Perry Ellis International Inc. plans to exit businesses with total annual revenues of between $30 million and $40 million as part of its strategic review.
The Miami-based firm, which reported a steep decline in fourth-quarter earnings Thursday, didn’t specify the businesses to be sold or closed, saying it would identify them after their exits were concluded by the end of the new fiscal year next January.
However, the sales figure provided and comments by company executives on the disappointing performance of the Perry Ellis and Rafaella businesses, as well as positive remarks about the contributions of Laundry by Shelli Segal, Original Penguin and the firm’s growing golfwear business, one of the keys to its ongoing relationship with J.C. Penney Co. Inc., appeared to eliminate them from the list of possibilities.
“We do believe there is an opportunity to clarify our business model in order to provide a sharper focus to our teams by carving out smaller brands and businesses that have averaged in total $30 million to $40 million in revenue over the last two years but haven’t contributed substantially in profitability,” Anita Britt, chief financial officer, told analysts during a Thursday morning conference call. She added that the firm had received expressions of interest about a number of its brands.
The company’s portfolio is crowded. In addition to the namesake Perry Ellis brand and several licensed names, it includes 29 owned brands, ranging from legacy labels such as Cubavera to names acquired from various competitors, such as the Laundry and C&C California purchased from Liz Claiborne Inc., and through bankruptcy proceedings such as Anchor Blue and Farah. Many of its nameplates are focused on midtier distribution, although last year’s acquisition of Rafaella and its move earlier this month to market a new designer collection from Duckie Brown under the Perry Ellis by Duckie Brown label demonstrate the firm’s willingness to move upmarket.
Rafaella, which had sales of $23 million in the fourth quarter and contributed $123 million to annual revenues, “delivered very good profits in the first half of the year, but came up short on its projections for the second half,” said George Feldenkreis, the company’s chairman and chief executive officer. Although upbeat about new offerings and personnel, he called 2011 “the worst year in recent memory” for Perry Ellis Collection, which required aggressive promotion to move excess inventory.
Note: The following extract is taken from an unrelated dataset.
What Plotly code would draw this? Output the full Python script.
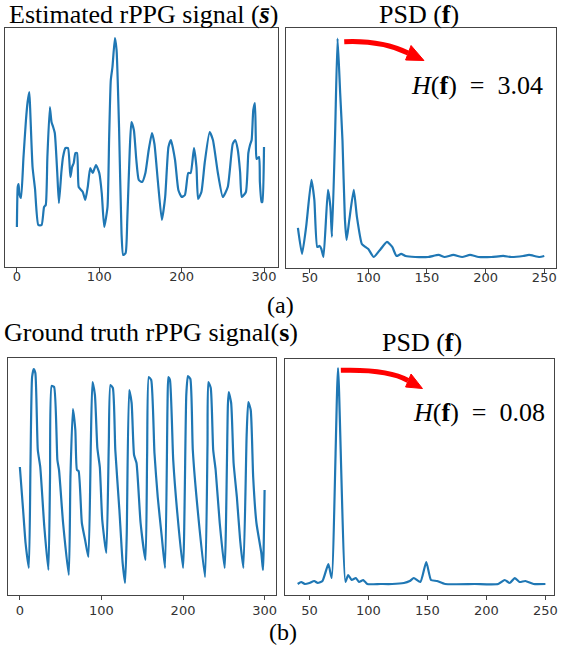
import plotly.graph_objects as go

W, H = 561, 658

# estimated rPPG signal (frame index, amplitude)
est_t = [0, 1, 2, 3, 5, 8, 11, 13, 15, 16, 19, 22, 26, 30, 33, 35, 37, 40, 42, 44,
         46, 49, 51, 54, 56, 59, 62, 65, 67, 69, 71, 73, 75, 78, 80, 83, 86, 89, 92, 96,
         100, 103, 106, 110, 112, 114, 116, 119, 121, 124, 127, 129, 132, 134, 137, 139,
         142, 145, 148, 152, 156, 160, 164, 167, 171, 176, 180, 184, 187, 192, 196, 200,
         204, 208, 211, 215, 218, 220, 224, 228, 234, 238, 244, 250, 256, 262, 265, 268,
         271, 273, 278, 281, 283, 285, 287, 289, 290, 291, 294, 295, 297, 298, 300]
est_v = [40, 80, 83, 73, 69, 110, 147, 165, 175, 160, 100, 78, 42, 42, 60, 62, 110, 160, 145, 140,
         134, 94, 64, 95, 110, 119, 119, 90, 100, 104, 114, 114, 80, 77, 75, 67, 80, 99, 94, 102,
         94, 74, 40, 60, 130, 187, 200, 229, 217, 140, 34, 12, 14, 47, 117, 145,
         137, 107, 87, 85, 94, 117, 134, 123, 87, 47, 70, 120, 127, 107, 77, 70,
         72, 94, 94, 119, 100, 68, 75, 104, 135, 127, 94, 70, 80, 123, 127, 118,
         95, 70, 75, 114, 122, 127, 157, 164, 130, 108, 110, 85, 65, 65, 120]

# ground truth rPPG signal
gt_t = [0, 4, 7, 11, 13, 15, 17, 19, 22, 25, 30, 35, 37, 39, 42, 46, 48, 53, 60, 62,
        65, 68, 70, 72, 76, 80, 84, 87, 89, 92, 95, 98, 101, 106, 109, 111, 114, 117, 122, 126,
        129, 131, 134, 137, 140, 143, 148, 154, 156, 158, 161, 165, 169, 174, 178, 181, 182, 184, 188, 193,
        200, 204, 206, 209, 212, 218, 227, 230, 231, 234, 237, 240, 245, 251, 255, 256, 259, 262, 266, 270,
        274, 278, 280, 283, 286, 290, 296, 298, 300]
gt_v = [128, 85, 52, 27, 130, 218, 226, 222, 145, 128, 68, 25, 118, 209, 208, 135, 125, 72, 20, 118,
        186, 165, 125, 124, 72, 55, 38, 152, 213, 200, 147, 128, 75, 42, 150, 210, 207, 145, 85, 32,
        12, 60, 205, 192, 140, 132, 72, 35, 140, 218, 215, 142, 98, 58, 27, 190, 218, 215, 135, 82,
        27, 200, 219, 216, 145, 85, 18, 150, 213, 207, 145, 125, 72, 27, 190, 203, 192, 132, 98, 55,
        27, 160, 193, 185, 118, 72, 42, 25, 105]

# PSD of the estimated signal (bpm, power)
psd_a_f = [40, 43.5, 47, 51.5, 54, 56.5, 58.5, 60, 61.8, 65.6, 67.7, 69, 71.7, 73.8, 76, 78,
           80, 81.5, 83.8, 87.6, 90.3, 94.5, 97.5, 100, 104.6, 110.6, 115.9, 120.4, 124, 128,
           131.7, 140, 151, 160, 165, 172.5, 180, 186.7, 194, 205, 215, 222, 232, 237, 246, 250]
psd_a_p = [40, 14, 41, 88, 68, 21, 22, 19, 11, 78, 61, 31, 134, 229, 175, 127,
           50, 28, 48, 78, 51, 24, 21, 19, 11, 19, 26, 21, 12, 14,
           12, 11, 11, 13, 11, 13, 11, 13, 11, 11, 12, 11, 12, 13, 11, 12]

# PSD of the ground truth signal
psd_b_f = [40, 43, 46, 50, 54, 57, 61, 66, 68.8, 74.2, 80.5, 82.8, 85.7, 89.3, 92, 95.6,
           99, 110, 120, 130, 135, 138.4, 144, 149, 153, 158, 165, 190, 210, 215.5,
           219.8, 224, 228, 233, 240, 250]
psd_b_p = [11, 13, 11, 12, 14, 12, 14, 31, 17, 227, 13, 20, 15, 17, 13, 15,
           11, 11, 11, 12, 14, 17, 13, 33, 15, 14, 11, 11, 11, 15,
           12, 17, 13, 14, 11, 11]

BLUE = "#1f77b4"
TICK = dict(family="DejaVu Sans", size=13, color="#333333")
SERIF = "Liberation Serif"


def px(x):
    return x / W


def py(y):
    return 1 - y / H


fig = go.Figure()
series = [(est_t, est_v), (psd_a_f, psd_a_p), (gt_t, gt_v), (psd_b_f, psd_b_p)]
for i, (xs, ys) in enumerate(series, start=1):
    fig.add_trace(go.Scatter(
        x=xs, y=ys, mode="lines",
        line=dict(color=BLUE, width=2.2, shape="spline", smoothing=0.5),
        xaxis=f"x{i}", yaxis=f"y{i}", showlegend=False, hoverinfo="skip",
    ))

# panel boxes in pixels: left, right, top, bottom
boxes = [(5, 280, 28, 267), (288, 560, 28, 268), (8, 278, 358, 595), (287, 558, 359, 595)]
xranges = [[-14.5, 317], [29.8, 260], [-14.6, 314], [29.2, 257.3]]
yranges = [[0, 239], [0, 239.5], [0, 237], [0, 236]]
xticks = [[0, 100, 200, 300], [50, 100, 150, 200, 250]] * 2
standoffs = [-7, -7, -1, -1]

axes = {}
for i, (b, xr, yr, xt, so) in enumerate(zip(boxes, xranges, yranges, xticks, standoffs), start=1):
    l, r, t, btm = b
    sfx = "" if i == 1 else str(i)
    axes[f"xaxis{sfx}"] = dict(
        domain=[px(l), px(r)], range=xr, anchor=f"y{i}",
        showgrid=False, zeroline=False, showline=True, mirror=True,
        linecolor="#444444", linewidth=1,
        ticks="outside", ticklen=4, tickcolor="#444444",
        tickvals=xt, tickfont=TICK, ticklabeloverflow="allow",
        ticklabelstandoff=so,
    )
    axes[f"yaxis{sfx}"] = dict(
        domain=[py(btm), py(t)], range=yr, anchor=f"x{i}",
        showgrid=False, zeroline=False, showline=True, mirror=True,
        linecolor="#444444", linewidth=1, showticklabels=False, ticks="",
    )

texts = [
    (145, 14, "Estimated rPPG signal (<b><i>s̄</i></b>)", 26),
    (422, 14, "PSD (<b>f</b>)", 26),
    (283, 305, "(a)", 24),
    (152, 332, "Ground truth rPPG signal(<b>s</b>)", 26),
    (425, 342, "PSD (<b>f</b>)", 26),
    (285, 632, "(b)", 24),
    (480, 85, "<i>H</i>(<b>f</b>)  =  3.04", 26),
    (482, 412, "<i>H</i>(<b>f</b>)  =  0.08", 26),
]
annotations = [
    dict(x=px(x), y=py(y), xref="paper", yref="paper", text=s, showarrow=False,
         xanchor="center", yanchor="middle", font=dict(family=SERIF, size=sz, color="black"))
    for x, y, s, sz in texts
]

# curved red arrows (start, control, shaft end, tip, head base corners) in pixels
arrows = [
    ((346.7, 41.7), (384, 40), (411, 53), (427, 60.5), (414, 45.5), (408.5, 60)),
    ((343.3, 370.3), (391, 369), (411, 380.5), (425.5, 388.5), (414, 374), (408.5, 387)),
]
shapes = []
for s0, c, e, tip, h1, h2 in arrows:
    shapes.append(dict(
        type="path", xref="paper", yref="paper",
        path=f"M {px(s0[0])},{py(s0[1])} Q {px(c[0])},{py(c[1])} {px(e[0])},{py(e[1])}",
        line=dict(color="#ff0000", width=5),
    ))
    shapes.append(dict(
        type="path", xref="paper", yref="paper",
        path=(f"M {px(tip[0])},{py(tip[1])} L {px(h1[0])},{py(h1[1])} "
              f"L {px(h2[0])},{py(h2[1])} Z"),
        fillcolor="#ff0000", line=dict(color="#ff0000", width=1),
    ))

fig.update_layout(
    width=W, height=H,
    margin=dict(l=0, r=0, t=0, b=0),
    plot_bgcolor="white", paper_bgcolor="white",
    annotations=annotations, shapes=shapes,
    **axes,
)

# drop the browser's default body margin so the figure sits at the page corner
fig.write_html("out.html", config={"displayModeBar": False},
               post_script="document.body.style.margin='0';")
Britt said the initial estimate for savings from the business exits and associated reductions in costs was $5.5 million, “which we should start to see beginning with fall and fully implemented for fiscal spring 2014.” Onetime costs for those savings will be about $2 million.
On a positive note, Feldenkreis said the company’s direct-to-consumer business was up 20 percent last year, to $72 million from $60 million. “However, opening new stores come at a cost and while we are satisfied with the increase in business on [comparable-store] sales, which went up by 5 percent, the reality is that [selling, general and administrative costs] and initial occupancy expenses require a substantial amount of money in the first year,” he said.
In the three months ended Jan. 28, net income fell 76.9 percent to $1.8 million, or 12 cents a diluted share, from $7.7 million, or 54 cents, in the year-ago period. Adjusted earnings per share, subtracting the effects of impairment charges, was 38 cents, 1 cent above analysts’ estimates and matching the top of the range of between 35 and 38 cents provided in February, when plans for the strategic view were first disclosed.
Sales for the quarter rose 11.5 percent to $222.1 million from $199.2 million as gross margin declined to 31.4 percent of sales from 35.8 percent.
For the full year, net income rose 4.1 percent, to $25.5 million or $1.60 a diluted share, as sales rose 25.1 percent to $955.5 million.
In preliminary guidance for the new year, the company projected adjusted EPS of $1.95 to $2 on revenues of $990 million to $1 billion.